A luscious, moody noir set in '70's Texas.
Ain't Them Bodies Saints
Grade: A-
Director: David Lowery (St. Nick)
Screenplay: Lowery
Cast: Rooney Mara (The Girl with the Dragon Tattoo), Casey Affleck (Gone Baby Gone)
Rating: R
Runtime: 96 Min.
by John DeSando
David Lowery has helmed an homage to Bonnie and Clyde, Badlands, Terrence Malick, and the hot lusts of Texas. Ain't Them Bodies Saints is a noir western about a couple in the mid '70's who pull a heist that ends with a shootout and Bob (Casey Affleck) taking the blame for shooting a lawman (Ben Foster),whom Ruth (Rooney Mara) had wounded. The low-key lighting, gritty mise en scene and minimal dialogue add the right touch of evil if not a bit self consciously. It's a tone poem to doomed love with more action than Malick has ever had.
The mood of inevitability that hangs over the film is effective as the director crosscuts between Bob in prison and Ruth and their child carving out a life in the same small town as in the crime. He escapes to return there. The crosscutting among her, him , and some bad guys hunting him down is filled with tension while we feel the resolution will take a typical turn, and in a way it does not.
Ain't is a love story most of all, one about star-crossed lovers fated by their unreasonable love for each other, his an obsession to return to her and bond with their child when the cards are stacked against his being able to elude the justice that hangs over him in every frame. As if no Country for Old Men’s Anton Chigurh were chasing him, Bob doggedly works his way home while we feel justice this time will out.

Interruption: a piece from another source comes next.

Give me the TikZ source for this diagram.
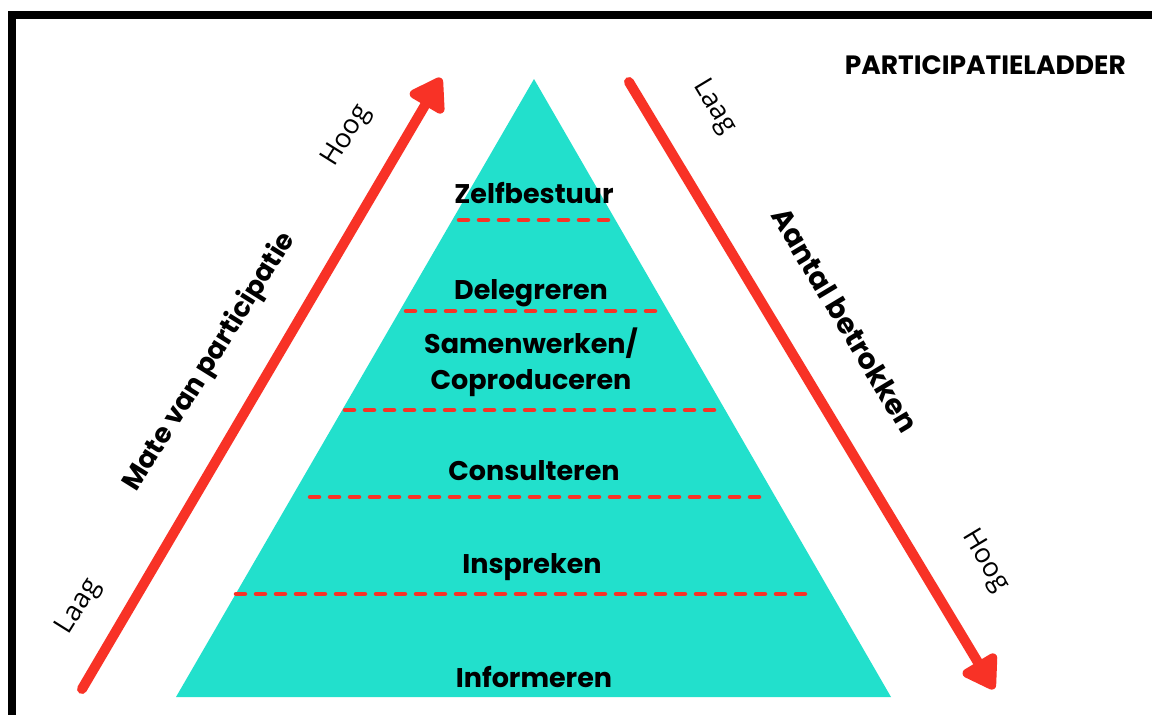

Affleck carries the youthful foolishness believably while Mara underplays her not-so-victimized heroine with an understated grace that shows her versatility, at least as one thinks of her in-your-face role in the American remake of The Girl with the Dragon Tattoo. Keith Carradine is quietly impressive as a questionably upright citizen whose role becomes more defined later on but remains enigmatic even in the end. Peter Fonda could have played the role as well, both actors throwbacks to a golden time in American cinema.
The film would have been better with more background on the original crime and why Bob is so obsessed with this understated but Siren-like lover. Yet, it's clear from the opening lovers' argument-makeup scene, we are in for tempestuous love. As it is, in pre-Oscar fall, Ain't Them Bodies is refreshingly artful and never dull. This reviewer is grateful.